What is asked.
Only the number is wanted: how many lines contain "standalone"?

The records.
[BEGIN]

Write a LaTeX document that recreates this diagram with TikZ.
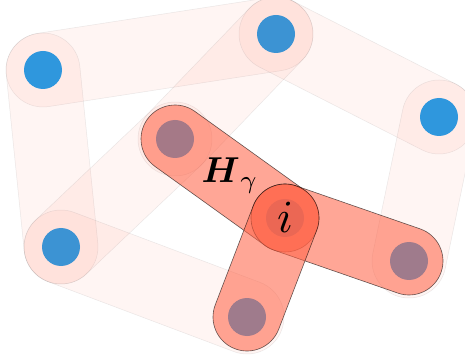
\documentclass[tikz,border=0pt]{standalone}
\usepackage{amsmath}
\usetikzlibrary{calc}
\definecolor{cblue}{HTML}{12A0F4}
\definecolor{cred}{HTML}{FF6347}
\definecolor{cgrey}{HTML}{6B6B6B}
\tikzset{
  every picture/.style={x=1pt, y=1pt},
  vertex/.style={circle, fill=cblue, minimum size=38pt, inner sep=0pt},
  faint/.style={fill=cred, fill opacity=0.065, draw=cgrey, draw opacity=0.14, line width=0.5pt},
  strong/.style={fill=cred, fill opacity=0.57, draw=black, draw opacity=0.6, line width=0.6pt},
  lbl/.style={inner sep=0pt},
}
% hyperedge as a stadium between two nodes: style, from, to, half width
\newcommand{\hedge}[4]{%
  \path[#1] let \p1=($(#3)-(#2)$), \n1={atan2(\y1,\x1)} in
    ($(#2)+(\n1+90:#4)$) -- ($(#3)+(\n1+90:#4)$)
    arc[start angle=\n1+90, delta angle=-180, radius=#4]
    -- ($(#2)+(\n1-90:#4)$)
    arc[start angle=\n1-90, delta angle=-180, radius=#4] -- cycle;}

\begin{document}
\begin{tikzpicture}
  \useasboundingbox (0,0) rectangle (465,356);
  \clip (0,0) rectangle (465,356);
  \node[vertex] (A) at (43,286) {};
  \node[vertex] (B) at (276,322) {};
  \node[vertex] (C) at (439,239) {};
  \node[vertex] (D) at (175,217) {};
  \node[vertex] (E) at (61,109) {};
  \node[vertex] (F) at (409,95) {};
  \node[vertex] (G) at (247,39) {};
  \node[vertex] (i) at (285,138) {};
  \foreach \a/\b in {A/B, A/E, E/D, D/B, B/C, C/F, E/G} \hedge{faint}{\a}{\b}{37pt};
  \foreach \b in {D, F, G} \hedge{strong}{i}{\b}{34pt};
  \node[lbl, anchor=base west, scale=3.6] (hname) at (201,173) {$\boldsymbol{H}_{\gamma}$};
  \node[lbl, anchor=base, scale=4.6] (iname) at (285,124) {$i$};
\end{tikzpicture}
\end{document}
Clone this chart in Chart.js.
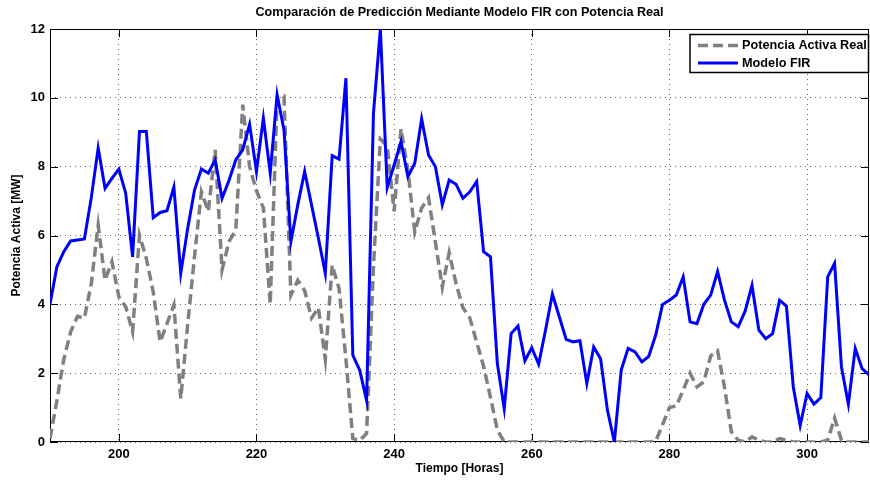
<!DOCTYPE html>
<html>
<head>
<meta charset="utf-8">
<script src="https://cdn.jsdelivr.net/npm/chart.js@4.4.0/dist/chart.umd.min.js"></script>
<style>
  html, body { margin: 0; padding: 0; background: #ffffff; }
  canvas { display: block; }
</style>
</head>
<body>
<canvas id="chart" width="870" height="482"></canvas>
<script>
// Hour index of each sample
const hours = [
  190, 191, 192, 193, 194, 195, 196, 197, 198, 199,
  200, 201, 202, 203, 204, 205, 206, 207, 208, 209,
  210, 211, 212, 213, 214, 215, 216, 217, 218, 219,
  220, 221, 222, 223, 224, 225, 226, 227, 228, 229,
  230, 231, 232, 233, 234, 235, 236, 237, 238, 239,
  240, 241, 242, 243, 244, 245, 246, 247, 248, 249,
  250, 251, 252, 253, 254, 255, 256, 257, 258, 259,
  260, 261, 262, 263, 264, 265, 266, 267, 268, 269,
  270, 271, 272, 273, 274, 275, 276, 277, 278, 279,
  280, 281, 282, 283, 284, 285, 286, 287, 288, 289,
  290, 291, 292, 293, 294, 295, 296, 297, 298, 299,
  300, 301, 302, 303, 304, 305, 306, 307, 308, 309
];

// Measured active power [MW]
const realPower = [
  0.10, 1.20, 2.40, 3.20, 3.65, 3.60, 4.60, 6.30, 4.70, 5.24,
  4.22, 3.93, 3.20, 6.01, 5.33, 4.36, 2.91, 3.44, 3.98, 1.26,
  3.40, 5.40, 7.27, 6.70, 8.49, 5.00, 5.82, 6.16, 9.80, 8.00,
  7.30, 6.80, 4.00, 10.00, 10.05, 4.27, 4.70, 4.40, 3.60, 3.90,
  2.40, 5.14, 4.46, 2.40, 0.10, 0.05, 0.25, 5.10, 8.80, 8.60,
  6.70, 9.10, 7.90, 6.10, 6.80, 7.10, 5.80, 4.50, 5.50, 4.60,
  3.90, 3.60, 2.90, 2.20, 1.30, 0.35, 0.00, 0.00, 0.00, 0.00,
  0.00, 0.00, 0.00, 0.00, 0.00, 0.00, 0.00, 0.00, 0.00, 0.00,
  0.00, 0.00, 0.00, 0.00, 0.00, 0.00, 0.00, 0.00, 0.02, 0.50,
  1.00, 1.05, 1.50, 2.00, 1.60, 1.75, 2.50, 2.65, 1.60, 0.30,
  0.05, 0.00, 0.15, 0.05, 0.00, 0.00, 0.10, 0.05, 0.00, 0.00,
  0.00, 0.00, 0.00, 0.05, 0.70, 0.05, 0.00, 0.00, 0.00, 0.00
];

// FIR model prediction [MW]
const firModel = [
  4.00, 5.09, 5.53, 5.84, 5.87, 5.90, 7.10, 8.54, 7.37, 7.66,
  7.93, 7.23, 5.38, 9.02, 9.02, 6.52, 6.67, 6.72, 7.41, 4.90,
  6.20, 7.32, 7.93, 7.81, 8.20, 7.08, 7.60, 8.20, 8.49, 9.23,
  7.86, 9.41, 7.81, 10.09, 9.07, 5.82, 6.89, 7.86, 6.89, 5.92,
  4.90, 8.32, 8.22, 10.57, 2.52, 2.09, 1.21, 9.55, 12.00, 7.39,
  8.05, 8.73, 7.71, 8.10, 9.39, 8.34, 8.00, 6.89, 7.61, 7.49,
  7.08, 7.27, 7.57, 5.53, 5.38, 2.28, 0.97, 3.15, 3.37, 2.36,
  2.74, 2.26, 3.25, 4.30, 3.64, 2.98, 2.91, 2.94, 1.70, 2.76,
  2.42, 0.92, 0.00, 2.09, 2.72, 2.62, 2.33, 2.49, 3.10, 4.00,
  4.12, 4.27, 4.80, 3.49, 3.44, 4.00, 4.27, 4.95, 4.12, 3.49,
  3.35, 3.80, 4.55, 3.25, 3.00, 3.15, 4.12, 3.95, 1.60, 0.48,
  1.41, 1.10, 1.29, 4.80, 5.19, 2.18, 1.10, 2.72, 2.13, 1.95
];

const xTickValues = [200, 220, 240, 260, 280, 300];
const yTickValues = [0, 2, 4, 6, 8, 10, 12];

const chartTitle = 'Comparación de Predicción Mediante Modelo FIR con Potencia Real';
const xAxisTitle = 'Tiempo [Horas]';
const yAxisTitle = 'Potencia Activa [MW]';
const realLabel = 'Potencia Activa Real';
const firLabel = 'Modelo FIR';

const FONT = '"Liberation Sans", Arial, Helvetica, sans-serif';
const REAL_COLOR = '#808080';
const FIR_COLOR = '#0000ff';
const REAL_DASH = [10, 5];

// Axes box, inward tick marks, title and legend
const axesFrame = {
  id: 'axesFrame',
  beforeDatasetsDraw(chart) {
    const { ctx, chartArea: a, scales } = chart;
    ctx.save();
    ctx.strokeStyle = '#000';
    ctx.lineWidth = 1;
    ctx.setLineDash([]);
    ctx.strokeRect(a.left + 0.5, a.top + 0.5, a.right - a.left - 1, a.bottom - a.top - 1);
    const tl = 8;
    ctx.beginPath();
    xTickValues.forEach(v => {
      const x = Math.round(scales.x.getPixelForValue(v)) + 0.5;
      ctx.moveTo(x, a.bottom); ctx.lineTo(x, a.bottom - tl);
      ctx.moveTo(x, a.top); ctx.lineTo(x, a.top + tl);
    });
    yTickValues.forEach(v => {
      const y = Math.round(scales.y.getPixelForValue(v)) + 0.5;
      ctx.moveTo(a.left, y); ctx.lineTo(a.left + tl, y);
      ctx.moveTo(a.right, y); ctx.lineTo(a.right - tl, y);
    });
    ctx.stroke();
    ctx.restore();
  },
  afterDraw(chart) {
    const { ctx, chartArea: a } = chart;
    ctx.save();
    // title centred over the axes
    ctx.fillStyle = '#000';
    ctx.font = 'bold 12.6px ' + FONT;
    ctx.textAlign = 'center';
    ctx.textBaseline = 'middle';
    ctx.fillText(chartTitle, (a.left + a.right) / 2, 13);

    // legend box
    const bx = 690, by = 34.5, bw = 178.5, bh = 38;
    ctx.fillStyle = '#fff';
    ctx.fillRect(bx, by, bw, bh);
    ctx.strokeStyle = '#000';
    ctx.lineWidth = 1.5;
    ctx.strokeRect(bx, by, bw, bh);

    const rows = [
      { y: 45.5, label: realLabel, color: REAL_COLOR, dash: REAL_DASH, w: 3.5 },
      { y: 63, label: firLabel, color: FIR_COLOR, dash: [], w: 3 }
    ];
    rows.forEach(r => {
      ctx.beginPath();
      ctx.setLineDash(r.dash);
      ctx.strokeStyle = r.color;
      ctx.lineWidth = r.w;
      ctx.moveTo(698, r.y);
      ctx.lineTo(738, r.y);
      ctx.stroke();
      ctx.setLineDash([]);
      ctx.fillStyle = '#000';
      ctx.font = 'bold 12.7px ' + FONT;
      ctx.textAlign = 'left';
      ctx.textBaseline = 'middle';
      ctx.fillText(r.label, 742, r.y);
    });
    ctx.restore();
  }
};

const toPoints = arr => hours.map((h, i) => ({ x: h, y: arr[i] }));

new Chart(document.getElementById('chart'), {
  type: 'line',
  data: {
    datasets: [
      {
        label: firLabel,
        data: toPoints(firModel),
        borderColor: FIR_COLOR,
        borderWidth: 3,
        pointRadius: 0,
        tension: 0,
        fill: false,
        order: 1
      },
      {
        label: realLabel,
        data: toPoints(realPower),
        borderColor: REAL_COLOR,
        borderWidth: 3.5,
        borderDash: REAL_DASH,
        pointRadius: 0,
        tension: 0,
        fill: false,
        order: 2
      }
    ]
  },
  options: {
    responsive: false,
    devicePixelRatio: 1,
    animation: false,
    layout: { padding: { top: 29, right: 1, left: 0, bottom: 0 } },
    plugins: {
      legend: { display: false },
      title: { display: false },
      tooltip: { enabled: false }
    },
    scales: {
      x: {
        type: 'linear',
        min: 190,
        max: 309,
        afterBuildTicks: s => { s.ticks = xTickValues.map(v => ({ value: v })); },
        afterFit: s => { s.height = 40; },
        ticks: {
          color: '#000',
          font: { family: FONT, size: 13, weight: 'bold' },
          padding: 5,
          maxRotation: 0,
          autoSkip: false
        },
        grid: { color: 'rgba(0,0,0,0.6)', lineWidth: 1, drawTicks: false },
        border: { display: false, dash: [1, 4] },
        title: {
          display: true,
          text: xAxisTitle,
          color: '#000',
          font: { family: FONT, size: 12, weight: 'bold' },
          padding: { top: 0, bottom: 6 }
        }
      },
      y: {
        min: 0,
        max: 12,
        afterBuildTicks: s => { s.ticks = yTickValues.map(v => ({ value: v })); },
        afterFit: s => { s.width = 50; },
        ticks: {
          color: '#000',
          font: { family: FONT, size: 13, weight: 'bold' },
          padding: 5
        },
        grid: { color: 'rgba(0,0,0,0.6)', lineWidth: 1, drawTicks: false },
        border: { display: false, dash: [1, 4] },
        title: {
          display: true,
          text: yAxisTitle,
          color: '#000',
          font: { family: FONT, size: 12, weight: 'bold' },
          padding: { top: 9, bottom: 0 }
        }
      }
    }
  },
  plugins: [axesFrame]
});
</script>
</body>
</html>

[END]
[BEGIN]

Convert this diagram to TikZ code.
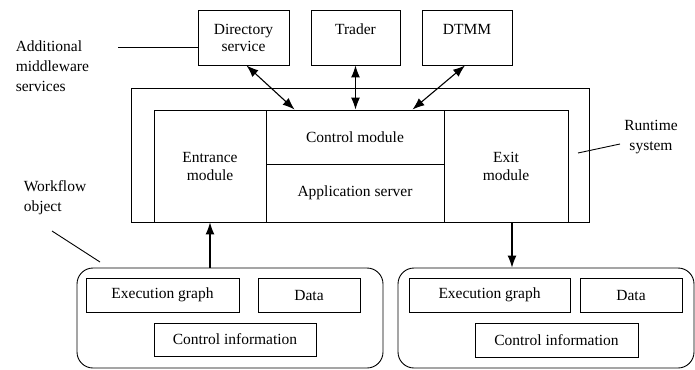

[END]
[BEGIN]

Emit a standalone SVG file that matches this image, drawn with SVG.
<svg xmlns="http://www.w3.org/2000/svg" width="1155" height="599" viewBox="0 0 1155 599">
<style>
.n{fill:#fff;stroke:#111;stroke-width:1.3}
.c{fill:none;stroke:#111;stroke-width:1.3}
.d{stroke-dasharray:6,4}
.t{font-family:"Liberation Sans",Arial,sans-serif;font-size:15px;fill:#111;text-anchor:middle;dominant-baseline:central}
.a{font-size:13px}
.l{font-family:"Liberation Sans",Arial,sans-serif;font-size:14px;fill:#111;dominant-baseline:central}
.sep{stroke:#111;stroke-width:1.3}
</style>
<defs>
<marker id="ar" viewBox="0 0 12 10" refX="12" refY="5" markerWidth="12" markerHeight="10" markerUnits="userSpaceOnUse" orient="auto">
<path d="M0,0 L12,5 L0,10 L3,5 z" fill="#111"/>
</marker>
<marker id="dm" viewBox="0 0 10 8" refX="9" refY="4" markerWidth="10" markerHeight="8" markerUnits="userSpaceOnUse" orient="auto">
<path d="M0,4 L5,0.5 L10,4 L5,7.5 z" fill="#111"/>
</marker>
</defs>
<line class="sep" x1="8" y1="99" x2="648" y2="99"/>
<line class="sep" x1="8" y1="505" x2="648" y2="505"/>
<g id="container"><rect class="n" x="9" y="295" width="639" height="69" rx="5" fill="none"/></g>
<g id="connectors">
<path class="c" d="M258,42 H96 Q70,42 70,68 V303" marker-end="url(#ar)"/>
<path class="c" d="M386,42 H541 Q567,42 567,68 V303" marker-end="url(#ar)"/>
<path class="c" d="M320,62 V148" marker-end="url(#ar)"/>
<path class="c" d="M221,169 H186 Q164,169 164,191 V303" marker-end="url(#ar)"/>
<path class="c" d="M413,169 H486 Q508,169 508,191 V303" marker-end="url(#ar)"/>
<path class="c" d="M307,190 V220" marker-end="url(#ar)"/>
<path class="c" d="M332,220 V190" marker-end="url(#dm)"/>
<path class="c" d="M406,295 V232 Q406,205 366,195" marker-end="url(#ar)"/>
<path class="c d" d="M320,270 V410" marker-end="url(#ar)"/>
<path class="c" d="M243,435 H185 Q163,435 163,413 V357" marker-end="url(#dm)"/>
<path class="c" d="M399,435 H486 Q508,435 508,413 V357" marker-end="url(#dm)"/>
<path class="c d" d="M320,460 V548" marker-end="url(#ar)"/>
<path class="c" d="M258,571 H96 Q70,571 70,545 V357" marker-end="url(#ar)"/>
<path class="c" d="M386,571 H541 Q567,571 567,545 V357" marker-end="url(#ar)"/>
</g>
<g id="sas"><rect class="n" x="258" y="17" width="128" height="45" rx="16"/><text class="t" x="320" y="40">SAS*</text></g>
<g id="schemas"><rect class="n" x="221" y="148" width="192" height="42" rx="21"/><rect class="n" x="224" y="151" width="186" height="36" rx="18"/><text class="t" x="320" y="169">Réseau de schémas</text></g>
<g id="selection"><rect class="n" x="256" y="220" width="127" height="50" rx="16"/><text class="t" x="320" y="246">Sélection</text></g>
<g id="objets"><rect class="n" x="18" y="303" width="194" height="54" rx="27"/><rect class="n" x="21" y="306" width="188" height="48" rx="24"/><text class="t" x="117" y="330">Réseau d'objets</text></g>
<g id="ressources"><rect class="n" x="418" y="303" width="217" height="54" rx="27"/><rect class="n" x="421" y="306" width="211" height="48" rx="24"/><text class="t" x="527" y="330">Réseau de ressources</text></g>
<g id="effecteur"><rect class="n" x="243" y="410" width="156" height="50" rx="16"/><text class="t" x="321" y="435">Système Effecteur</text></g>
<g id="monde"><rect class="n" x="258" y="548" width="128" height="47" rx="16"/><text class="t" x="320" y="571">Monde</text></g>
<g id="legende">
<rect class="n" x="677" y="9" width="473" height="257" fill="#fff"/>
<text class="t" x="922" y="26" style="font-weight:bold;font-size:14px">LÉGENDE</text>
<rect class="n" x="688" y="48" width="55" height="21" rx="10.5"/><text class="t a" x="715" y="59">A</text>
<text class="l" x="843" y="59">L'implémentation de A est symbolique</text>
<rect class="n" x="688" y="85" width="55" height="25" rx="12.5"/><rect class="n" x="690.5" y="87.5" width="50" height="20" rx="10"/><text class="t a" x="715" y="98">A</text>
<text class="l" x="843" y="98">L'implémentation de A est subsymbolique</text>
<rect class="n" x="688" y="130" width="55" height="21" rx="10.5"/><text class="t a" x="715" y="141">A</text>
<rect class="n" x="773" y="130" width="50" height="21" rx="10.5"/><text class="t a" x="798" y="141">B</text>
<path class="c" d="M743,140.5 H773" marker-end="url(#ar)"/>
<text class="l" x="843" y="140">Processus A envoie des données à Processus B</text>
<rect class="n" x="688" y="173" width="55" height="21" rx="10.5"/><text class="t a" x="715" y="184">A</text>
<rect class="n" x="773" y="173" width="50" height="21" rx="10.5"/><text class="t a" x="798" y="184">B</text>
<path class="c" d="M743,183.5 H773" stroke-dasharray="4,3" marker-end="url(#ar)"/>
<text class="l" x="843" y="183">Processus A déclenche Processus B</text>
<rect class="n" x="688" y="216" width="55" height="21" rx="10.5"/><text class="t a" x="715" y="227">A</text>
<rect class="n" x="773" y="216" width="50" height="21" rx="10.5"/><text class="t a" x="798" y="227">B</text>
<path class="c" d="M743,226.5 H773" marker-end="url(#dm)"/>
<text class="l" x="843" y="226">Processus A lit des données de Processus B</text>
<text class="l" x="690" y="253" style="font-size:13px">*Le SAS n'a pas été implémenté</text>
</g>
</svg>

[END]

Written response.
2